List the lines of this listing that hold the word "matches".

# Information provided
++++++++++++++++++++

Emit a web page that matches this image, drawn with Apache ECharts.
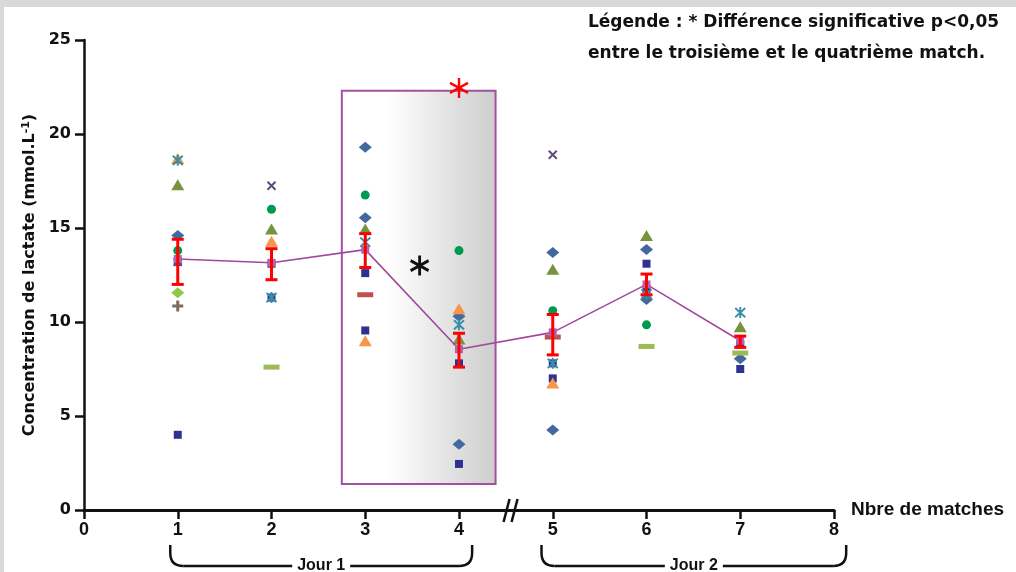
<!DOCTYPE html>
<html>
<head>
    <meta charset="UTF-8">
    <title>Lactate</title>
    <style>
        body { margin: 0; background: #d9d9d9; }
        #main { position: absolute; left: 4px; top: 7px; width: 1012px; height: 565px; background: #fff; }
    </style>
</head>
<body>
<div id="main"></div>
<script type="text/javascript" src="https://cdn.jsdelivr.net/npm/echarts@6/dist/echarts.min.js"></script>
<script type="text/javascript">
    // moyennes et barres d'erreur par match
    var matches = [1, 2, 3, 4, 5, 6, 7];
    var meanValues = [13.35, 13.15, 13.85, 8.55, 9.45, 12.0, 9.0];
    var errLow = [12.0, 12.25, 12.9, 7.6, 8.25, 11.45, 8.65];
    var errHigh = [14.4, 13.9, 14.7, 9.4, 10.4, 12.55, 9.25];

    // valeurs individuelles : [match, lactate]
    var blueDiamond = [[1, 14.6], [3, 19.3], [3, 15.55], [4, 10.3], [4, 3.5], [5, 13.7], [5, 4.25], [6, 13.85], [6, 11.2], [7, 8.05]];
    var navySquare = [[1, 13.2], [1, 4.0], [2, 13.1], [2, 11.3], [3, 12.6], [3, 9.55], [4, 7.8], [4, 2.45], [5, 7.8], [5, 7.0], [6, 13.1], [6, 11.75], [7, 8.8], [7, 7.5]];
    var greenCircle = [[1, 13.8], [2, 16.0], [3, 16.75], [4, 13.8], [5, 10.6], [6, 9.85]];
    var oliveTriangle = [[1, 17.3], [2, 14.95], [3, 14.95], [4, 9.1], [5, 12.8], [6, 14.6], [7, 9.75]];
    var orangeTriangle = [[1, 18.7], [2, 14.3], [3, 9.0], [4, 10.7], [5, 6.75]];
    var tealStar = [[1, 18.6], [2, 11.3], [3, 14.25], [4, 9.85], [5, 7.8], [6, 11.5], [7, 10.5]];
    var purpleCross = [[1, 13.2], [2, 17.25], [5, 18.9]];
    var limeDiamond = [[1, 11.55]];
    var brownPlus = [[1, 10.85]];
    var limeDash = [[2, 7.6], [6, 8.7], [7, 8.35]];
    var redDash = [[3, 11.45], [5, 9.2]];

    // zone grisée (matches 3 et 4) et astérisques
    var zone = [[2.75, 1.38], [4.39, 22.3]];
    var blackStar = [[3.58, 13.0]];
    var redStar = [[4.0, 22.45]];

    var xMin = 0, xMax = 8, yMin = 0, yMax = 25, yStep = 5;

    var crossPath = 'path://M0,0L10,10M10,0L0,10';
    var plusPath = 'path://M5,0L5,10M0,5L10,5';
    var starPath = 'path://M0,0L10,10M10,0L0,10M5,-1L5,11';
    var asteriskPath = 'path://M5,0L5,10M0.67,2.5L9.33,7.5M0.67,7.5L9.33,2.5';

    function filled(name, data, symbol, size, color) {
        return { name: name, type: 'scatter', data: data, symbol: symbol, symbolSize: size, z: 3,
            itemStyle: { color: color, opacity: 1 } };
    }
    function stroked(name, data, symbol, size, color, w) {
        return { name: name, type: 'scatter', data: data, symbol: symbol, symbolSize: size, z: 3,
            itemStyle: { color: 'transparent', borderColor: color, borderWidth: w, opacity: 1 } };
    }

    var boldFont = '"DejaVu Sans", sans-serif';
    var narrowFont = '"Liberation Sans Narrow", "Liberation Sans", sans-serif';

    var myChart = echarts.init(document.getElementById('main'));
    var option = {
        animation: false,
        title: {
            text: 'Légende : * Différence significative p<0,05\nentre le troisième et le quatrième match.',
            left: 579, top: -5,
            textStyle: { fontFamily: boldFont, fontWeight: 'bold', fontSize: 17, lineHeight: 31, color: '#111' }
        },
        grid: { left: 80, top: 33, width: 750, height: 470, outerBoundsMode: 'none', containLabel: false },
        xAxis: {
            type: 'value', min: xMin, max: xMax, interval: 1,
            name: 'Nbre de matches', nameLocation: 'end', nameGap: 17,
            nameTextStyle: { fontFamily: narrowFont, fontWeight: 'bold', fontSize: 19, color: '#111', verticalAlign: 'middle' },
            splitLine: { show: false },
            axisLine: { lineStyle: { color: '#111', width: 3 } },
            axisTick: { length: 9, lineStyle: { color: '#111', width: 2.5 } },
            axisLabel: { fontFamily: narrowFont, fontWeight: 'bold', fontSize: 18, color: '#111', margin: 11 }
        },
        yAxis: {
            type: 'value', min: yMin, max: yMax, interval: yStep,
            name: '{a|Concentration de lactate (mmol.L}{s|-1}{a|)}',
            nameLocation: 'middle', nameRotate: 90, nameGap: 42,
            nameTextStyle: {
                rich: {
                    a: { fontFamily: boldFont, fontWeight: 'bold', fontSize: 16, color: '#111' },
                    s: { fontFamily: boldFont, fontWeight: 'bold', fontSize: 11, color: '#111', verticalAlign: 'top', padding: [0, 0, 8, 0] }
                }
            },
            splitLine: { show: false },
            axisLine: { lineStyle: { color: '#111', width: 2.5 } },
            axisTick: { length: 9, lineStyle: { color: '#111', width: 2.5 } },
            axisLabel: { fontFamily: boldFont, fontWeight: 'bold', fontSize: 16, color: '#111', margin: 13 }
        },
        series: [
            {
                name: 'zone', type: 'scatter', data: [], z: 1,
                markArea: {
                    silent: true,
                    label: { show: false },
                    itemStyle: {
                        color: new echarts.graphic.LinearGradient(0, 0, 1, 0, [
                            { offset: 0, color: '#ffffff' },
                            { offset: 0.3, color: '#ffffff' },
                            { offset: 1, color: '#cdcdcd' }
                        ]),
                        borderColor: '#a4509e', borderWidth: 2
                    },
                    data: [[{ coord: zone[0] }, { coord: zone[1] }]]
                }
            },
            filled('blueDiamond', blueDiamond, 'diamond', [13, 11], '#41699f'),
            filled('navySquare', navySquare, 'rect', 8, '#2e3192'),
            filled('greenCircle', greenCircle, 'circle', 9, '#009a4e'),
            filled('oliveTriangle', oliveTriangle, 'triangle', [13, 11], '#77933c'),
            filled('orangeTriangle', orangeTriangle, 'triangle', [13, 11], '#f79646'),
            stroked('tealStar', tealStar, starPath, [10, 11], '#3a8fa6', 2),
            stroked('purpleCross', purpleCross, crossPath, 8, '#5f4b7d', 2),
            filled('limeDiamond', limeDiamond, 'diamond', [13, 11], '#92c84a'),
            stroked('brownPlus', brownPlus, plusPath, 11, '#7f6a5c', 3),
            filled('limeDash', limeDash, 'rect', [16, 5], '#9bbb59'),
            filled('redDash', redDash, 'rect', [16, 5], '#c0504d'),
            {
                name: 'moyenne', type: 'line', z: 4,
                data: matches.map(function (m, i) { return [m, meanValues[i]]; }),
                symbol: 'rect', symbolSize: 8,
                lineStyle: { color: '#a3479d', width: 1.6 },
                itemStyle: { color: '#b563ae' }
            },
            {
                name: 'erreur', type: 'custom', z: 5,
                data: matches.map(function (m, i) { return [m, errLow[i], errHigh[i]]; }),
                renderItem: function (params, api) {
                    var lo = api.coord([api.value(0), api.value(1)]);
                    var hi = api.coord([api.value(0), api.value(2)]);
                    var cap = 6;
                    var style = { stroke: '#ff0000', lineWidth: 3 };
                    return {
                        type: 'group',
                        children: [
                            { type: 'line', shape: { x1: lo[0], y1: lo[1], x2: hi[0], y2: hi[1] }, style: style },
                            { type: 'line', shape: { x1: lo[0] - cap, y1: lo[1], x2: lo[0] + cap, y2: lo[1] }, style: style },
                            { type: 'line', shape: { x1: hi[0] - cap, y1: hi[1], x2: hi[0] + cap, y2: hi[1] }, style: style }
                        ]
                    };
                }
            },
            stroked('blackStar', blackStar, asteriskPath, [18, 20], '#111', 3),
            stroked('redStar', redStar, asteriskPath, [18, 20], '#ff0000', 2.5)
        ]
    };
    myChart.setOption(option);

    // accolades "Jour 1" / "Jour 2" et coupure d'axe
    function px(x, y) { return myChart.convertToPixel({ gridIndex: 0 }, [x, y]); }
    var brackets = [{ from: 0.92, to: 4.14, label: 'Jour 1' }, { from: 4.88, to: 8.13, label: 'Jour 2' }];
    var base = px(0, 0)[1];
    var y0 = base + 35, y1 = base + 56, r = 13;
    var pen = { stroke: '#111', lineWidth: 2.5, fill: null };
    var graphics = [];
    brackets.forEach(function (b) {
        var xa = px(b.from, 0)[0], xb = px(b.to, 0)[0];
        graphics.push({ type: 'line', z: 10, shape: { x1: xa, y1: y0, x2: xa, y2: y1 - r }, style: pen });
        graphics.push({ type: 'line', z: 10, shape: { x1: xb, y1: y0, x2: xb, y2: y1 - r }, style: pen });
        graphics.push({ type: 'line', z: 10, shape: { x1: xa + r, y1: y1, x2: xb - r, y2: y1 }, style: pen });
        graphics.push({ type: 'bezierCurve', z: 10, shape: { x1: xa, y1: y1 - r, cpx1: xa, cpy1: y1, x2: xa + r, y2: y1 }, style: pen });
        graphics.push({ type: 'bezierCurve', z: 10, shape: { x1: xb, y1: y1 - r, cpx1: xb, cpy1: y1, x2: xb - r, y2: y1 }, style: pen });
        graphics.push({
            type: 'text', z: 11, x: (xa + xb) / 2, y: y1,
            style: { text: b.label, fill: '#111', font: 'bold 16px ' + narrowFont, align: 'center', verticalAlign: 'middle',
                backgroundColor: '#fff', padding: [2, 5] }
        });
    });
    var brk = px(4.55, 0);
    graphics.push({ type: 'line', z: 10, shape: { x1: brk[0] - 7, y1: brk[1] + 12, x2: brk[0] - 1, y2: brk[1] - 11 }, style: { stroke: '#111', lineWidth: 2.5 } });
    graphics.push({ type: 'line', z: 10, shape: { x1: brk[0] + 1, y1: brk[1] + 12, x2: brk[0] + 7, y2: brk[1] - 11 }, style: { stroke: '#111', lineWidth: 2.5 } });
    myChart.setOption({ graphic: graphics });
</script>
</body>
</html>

++++++++++++++++++++

# Output for this task
Emit a web page that matches this image, drawn with Apache ECharts.
    var matches = [1, 2, 3, 4, 5, 6, 7];
    // zone grisée (matches 3 et 4) et astérisques
            name: 'Nbre de matches', nameLocation: 'end', nameGap: 17,
                data: matches.map(function (m, i) { return [m, meanValues[i]]; }),
                data: matches.map(function (m, i) { return [m, errLow[i], errHigh[i]]; }),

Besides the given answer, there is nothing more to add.